Борщов почесал лысину.
– Да черт его… Пожалуй, теперь уже просто так и не отступишься, знает он теперь слишком много. Наверно, придется убирать.
Его собеседник поморщился:
– Экий вы, Борщов… Вы, наверно, забыли, что он по праву рождения…
– Ну, нас тут, положим, всех не в капусте нашли, – тонко усмехнулся асимметричный.
– Решаю тут, однако, пока что я, – властно сказал тот, кого звали Георгием Теодоровичем. – Посему мы обязаны сделать все от нас зависящее, чтобы Юрий Андреевич Васильцев в конце концов был с нами. – И, считая этот разговор оконченным, он повернулся к водителю.

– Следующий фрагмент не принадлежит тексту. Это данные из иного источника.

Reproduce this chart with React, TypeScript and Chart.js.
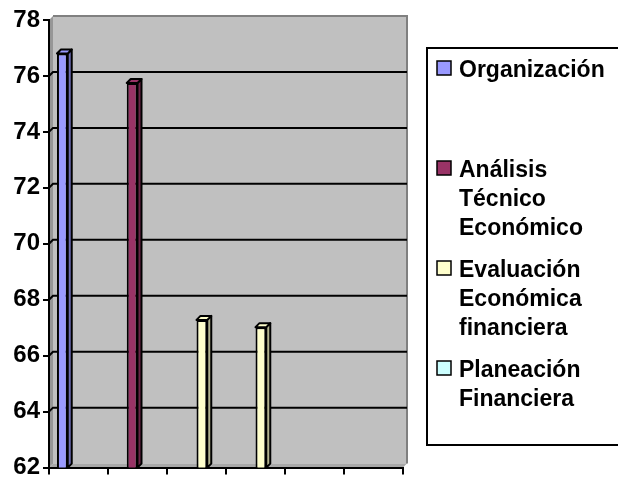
import React, { useEffect, useRef } from "react";
import { Chart, registerables } from "chart.js";
Chart.register(...registerables);

// ---- data ----
const categories = ["", "", "", "", "", ""];
const seriesLabels = ["Organización", "Análisis Técnico Económico", "Evaluación Económica financiera", "Planeación Financiera"];
const legendLines = [["Organización"], ["Análisis", "Técnico", "Económico"], ["Evaluación", "Económica", "financiera"], ["Planeación", "Financiera"]];
const organizacion = [76.8, null, null, null, null, null];
const analisis = [null, 75.75, null, null, null, null];
const evaluacion = [null, null, 67.28, 67.02, null, null];
const planeacion = [null, null, null, null, null, null];
const yMin = 62;
const yMax = 78;
const yStep = 2;

const colors = ["#9999FF", "#993366", "#FFFFCC", "#CCFFFF"];
const sideColors = ["#6B6BB3", "#6B2447", "#B3B38F", "#8FB3B3"];
const FONT = "'Liberation Sans', Arial, sans-serif";
const DX = 4;
const DY = 4;

const wallPlugin = {
  id: "wall3d",
  beforeDraw(chart: any) {
    const { ctx, chartArea: a, scales } = chart;
    const L = a.left, R = a.right, T = a.top, B = a.bottom;
    ctx.save();
    ctx.fillStyle = "#C0C0C0";
    ctx.fillRect(L + DX, T - DY, R - L, B - T);
    ctx.fillStyle = "#969696";
    ctx.beginPath();
    ctx.moveTo(L, T);
    ctx.lineTo(L + DX, T - DY);
    ctx.lineTo(L + DX, B - DY);
    ctx.lineTo(L, B);
    ctx.closePath();
    ctx.fill();
    ctx.fillStyle = "#A8A8A8";
    ctx.beginPath();
    ctx.moveTo(L, B);
    ctx.lineTo(L + DX, B - DY);
    ctx.lineTo(R + DX, B - DY);
    ctx.lineTo(R, B);
    ctx.closePath();
    ctx.fill();
    ctx.strokeStyle = "#808080";
    ctx.lineWidth = 2;
    ctx.beginPath();
    ctx.moveTo(L + DX, T - DY);
    ctx.lineTo(R + DX, T - DY);
    ctx.lineTo(R + DX, B - DY);
    ctx.stroke();
    const ys = scales.y;
    ctx.strokeStyle = "#000";
    ctx.lineWidth = 2;
    ys.ticks.forEach((t: any) => {
      if (t.value <= yMin || t.value >= yMax) return;
      const py = ys.getPixelForValue(t.value);
      ctx.beginPath();
      ctx.moveTo(L, py);
      ctx.lineTo(L + DX, py - DY);
      ctx.lineTo(R + DX, py - DY);
      ctx.stroke();
    });
    ctx.restore();
  },
  afterDatasetsDraw(chart: any) {
    const { ctx, chartArea } = chart;
    ctx.save();
    ctx.strokeStyle = "#000";
    ctx.lineWidth = 2;
    ctx.lineJoin = "round";
    chart.data.datasets.forEach((ds: any, di: number) => {
      const meta = chart.getDatasetMeta(di);
      meta.data.forEach((el: any, i: number) => {
        if (ds.data[i] == null) return;
        const { x, y, width } = el.getProps(["x", "y", "width"], true);
        const base = chartArea.bottom;
        const l = x - width / 2;
        const r = x + width / 2;
        ctx.fillStyle = sideColors[di];
        ctx.beginPath();
        ctx.moveTo(r, y);
        ctx.lineTo(r + DX, y - DY);
        ctx.lineTo(r + DX, base - DY);
        ctx.lineTo(r, base);
        ctx.closePath();
        ctx.fill();
        ctx.stroke();
        ctx.fillStyle = colors[di];
        ctx.beginPath();
        ctx.moveTo(l, y);
        ctx.lineTo(l + DX, y - DY);
        ctx.lineTo(r + DX, y - DY);
        ctx.lineTo(r, y);
        ctx.closePath();
        ctx.fill();
        ctx.stroke();
      });
    });
    ctx.restore();
  },
  afterDraw(chart: any) {
    const { ctx } = chart;
    ctx.save();
    ctx.strokeStyle = "#000";
    ctx.lineWidth = 2;
    ctx.strokeRect(427, 48, 260, 397);
    ctx.font = `bold 23px ${FONT}`;
    ctx.textBaseline = "alphabetic";
    ctx.textAlign = "left";
    const firstBase = 77;
    const itemGap = 100;
    const lineGap = 29;
    legendLines.forEach((lines, i) => {
      const b = firstBase + i * itemGap;
      ctx.fillStyle = colors[i];
      ctx.fillRect(437, b - 16, 14, 14);
      ctx.lineWidth = 1.5;
      ctx.strokeRect(437, b - 16, 14, 14);
      ctx.fillStyle = "#000";
      lines.forEach((ln, j) => ctx.fillText(ln, 459, b + j * lineGap));
    });
    ctx.restore();
  },
};

export default function App() {
  const ref = useRef<HTMLCanvasElement | null>(null);
  useEffect(() => {
    if (!ref.current) return;
    const series = [organizacion, analisis, evaluacion, planeacion];
    const chart = new Chart(ref.current, {
      type: "bar",
      data: {
        labels: categories,
        datasets: series.map((d, i) => ({
          label: seriesLabels[i],
          data: d,
          backgroundColor: colors[i],
          borderColor: "#000",
          borderWidth: 2,
          borderSkipped: false,
          categoryPercentage: 0.73,
          barPercentage: 1,
        })),
      },
      options: {
        responsive: false,
        animation: false,
        events: [],
        layout: { padding: { left: 0, top: 20, right: 215, bottom: 0 } },
        plugins: { legend: { display: false }, tooltip: { enabled: false } },
        scales: {
          x: {
            grid: { display: true, drawOnChartArea: false, drawTicks: true, tickLength: 7, color: "#000", lineWidth: 2, offset: true },
            border: { display: true, color: "#000", width: 2 },
            ticks: { display: false },
            afterFit: (s: any) => { s.height = 13; },
          },
          y: {
            min: yMin,
            max: yMax,
            grid: { display: true, drawOnChartArea: false, drawTicks: true, tickLength: 6, color: "#000", lineWidth: 2 },
            border: { display: true, color: "#000", width: 2 },
            ticks: { stepSize: yStep, color: "#000", font: { family: FONT, size: 24, weight: "bold" }, padding: 3 },
            afterFit: (s: any) => { s.width = 49; },
          },
        },
      },
      plugins: [wallPlugin],
    } as any);
    return () => chart.destroy();
  }, []);
  return (
    <div style={{ position: "fixed", left: 0, top: 0, width: 618, height: 485, background: "#fff" }}>
      <canvas ref={ref} width={618} height={485} style={{ display: "block" }} />
    </div>
  );
}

В это самое время из радиоприемника, хотя звук и был приглушен, прорывался надрывный голос женщины, заходившейся праведным гневом: «Слава нашей родной партии, слава нашим доблестным чекистам, вовремя разглядевшим этих кровавых волков под их овечьими шкурами! Простая прядильщица, мать четверых детей, я говорю: смерть троцкистским шпионам, смерть подонкам, смерть гнусным гадинам! Смерть им! Проклятье им и вечное презрение в наших сердцах!..»
– Тебе, Викентий, еще, право, слушать не надоело? – спросил бородач шофера. – Послушал бы другое что‑нибудь.
– Так ведь сейчас, Ваша Честь… виноват – Георгий Теодорович!.. Сейчас же везде – ни о чем другом больше, – отозвался тот.
– Просто ты, Викентий, не умеешь слушать. – Бородач выключил радиоприемник. – Вот теперь попробуй‑ка, прислушайся.
– К чему? – не понял шофер.
– Неужели не слышишь? Давай же, прислушайся! Капель! И птицы щебечут!
– А‑а… Да, расщебетались пташки. А чего ж – весна как‑никак…
– Сегодня с самого утра щебечут, – обращаясь, возможно, уже и не к Викентию, а к самому себе, произнес Георгий Теодорович. И, немного помолчав, добавил: – А мир, в котором по весне щебечут птицы, наверное, нельзя считать совсем уж потерянным.
– Да, – проговорил сзади асимметричный Борщов, пока шофер заводил машину, – весна! А ведь еще вчера какой стоял морозецкий! Кто б думал, что оно в один день эдак вот растеплется!